:: Records provided ::
────
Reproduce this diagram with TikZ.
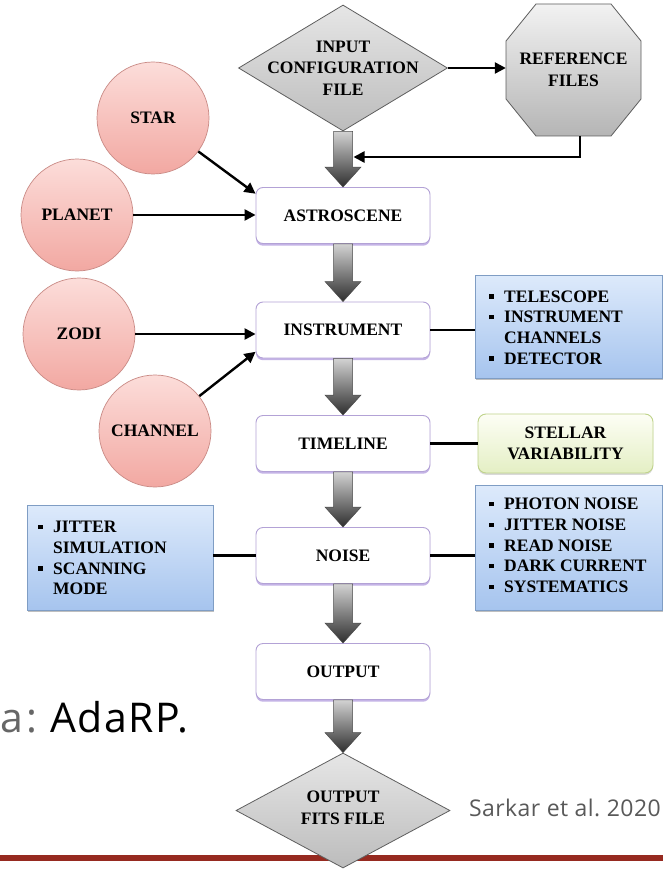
────
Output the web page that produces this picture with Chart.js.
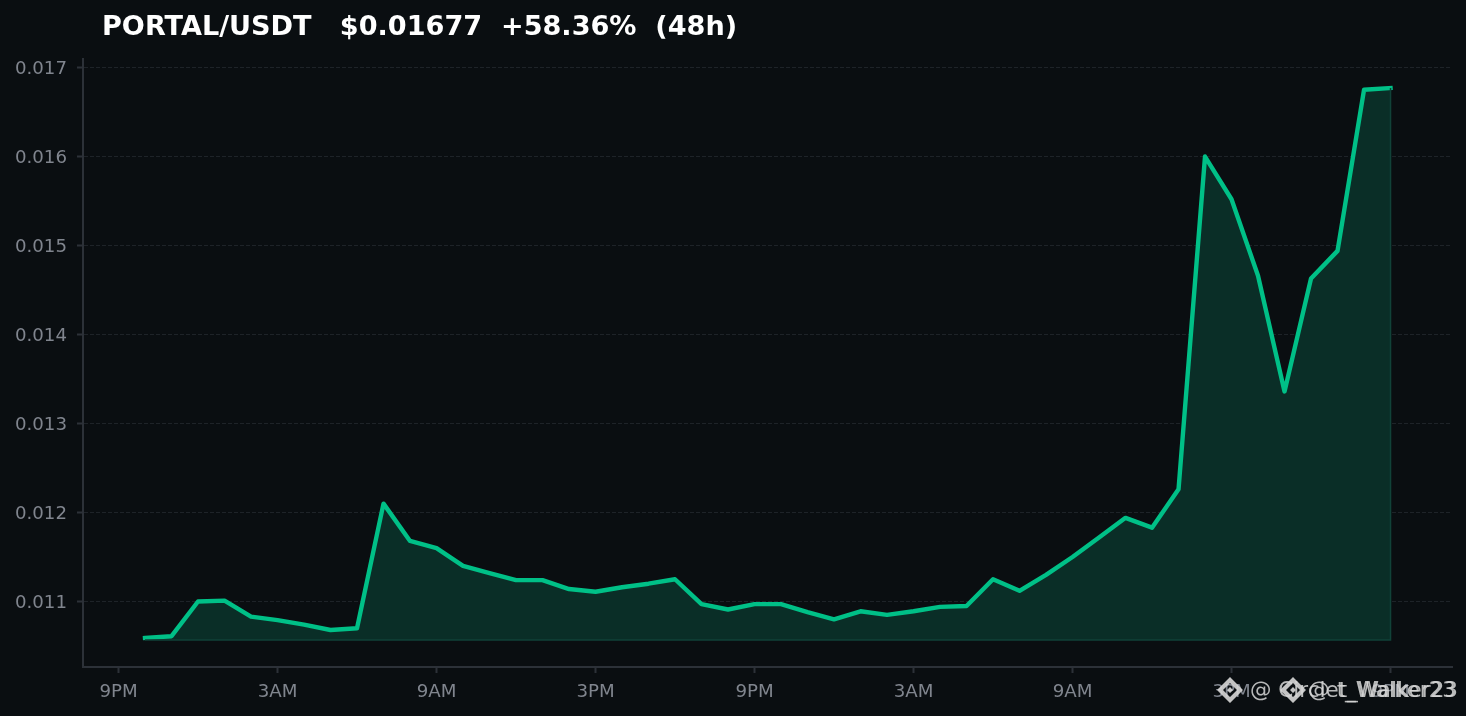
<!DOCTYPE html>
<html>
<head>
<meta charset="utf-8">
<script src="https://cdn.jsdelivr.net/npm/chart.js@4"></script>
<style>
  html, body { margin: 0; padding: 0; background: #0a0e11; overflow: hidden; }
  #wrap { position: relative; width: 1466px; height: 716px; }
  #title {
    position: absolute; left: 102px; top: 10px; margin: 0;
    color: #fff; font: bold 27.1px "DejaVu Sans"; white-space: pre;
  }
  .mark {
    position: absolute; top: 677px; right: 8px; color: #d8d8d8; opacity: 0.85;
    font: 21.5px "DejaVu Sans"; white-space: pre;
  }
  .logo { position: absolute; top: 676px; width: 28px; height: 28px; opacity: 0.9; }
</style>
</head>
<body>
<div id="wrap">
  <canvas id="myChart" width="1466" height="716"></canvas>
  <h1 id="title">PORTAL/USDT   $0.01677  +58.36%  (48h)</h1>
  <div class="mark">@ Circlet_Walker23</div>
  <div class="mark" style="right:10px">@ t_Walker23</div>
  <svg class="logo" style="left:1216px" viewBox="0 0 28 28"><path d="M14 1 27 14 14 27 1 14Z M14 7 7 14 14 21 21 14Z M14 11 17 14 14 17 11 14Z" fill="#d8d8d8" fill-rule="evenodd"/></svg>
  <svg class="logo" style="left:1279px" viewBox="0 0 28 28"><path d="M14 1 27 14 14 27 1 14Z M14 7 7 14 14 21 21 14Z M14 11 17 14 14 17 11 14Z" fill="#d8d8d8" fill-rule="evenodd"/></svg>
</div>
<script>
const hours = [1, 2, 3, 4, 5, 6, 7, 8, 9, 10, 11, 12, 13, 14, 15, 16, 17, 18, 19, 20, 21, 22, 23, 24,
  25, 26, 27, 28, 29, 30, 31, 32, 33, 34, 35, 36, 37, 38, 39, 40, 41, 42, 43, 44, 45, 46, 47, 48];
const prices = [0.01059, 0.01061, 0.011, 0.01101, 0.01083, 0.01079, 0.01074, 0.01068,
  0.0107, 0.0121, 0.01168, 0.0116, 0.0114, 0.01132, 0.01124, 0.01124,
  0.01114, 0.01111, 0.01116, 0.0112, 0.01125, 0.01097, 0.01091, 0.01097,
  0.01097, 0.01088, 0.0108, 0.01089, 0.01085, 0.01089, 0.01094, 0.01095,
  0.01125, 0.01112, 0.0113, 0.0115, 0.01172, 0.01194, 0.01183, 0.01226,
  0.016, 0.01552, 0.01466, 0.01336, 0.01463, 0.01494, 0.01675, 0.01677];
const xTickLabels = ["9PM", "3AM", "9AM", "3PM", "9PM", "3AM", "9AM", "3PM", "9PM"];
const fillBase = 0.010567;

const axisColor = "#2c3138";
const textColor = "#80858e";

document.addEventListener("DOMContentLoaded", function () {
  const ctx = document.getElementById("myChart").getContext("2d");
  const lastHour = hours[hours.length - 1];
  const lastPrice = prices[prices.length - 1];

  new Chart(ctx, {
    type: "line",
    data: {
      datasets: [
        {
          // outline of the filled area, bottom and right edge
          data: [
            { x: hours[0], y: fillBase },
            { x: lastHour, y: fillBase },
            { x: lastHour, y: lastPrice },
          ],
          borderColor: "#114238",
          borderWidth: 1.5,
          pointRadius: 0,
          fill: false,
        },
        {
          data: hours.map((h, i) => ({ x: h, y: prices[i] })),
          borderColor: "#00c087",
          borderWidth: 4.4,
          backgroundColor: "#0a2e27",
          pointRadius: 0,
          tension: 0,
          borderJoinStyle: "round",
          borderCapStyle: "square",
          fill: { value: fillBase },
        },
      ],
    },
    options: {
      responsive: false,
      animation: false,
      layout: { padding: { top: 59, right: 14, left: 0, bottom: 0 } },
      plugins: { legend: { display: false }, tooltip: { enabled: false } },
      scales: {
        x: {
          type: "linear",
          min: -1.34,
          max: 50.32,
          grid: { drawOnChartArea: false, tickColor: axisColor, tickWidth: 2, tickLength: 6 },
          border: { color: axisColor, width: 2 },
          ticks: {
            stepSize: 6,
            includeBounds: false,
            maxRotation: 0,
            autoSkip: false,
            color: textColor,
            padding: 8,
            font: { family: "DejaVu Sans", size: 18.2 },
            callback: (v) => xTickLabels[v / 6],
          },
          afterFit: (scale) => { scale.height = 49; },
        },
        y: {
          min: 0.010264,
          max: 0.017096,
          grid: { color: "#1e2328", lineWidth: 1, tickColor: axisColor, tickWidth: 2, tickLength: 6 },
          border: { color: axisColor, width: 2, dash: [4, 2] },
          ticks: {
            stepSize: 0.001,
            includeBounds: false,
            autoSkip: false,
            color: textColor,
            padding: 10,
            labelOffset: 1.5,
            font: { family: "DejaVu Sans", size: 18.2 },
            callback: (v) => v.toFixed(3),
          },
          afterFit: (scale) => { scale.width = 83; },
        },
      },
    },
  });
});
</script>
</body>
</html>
────
:: Set problem ::
From the entries above, copy every line that holds the word "with".

:: Answer to the problem ::
Reproduce this diagram with TikZ.
Output the web page that produces this picture with Chart.js.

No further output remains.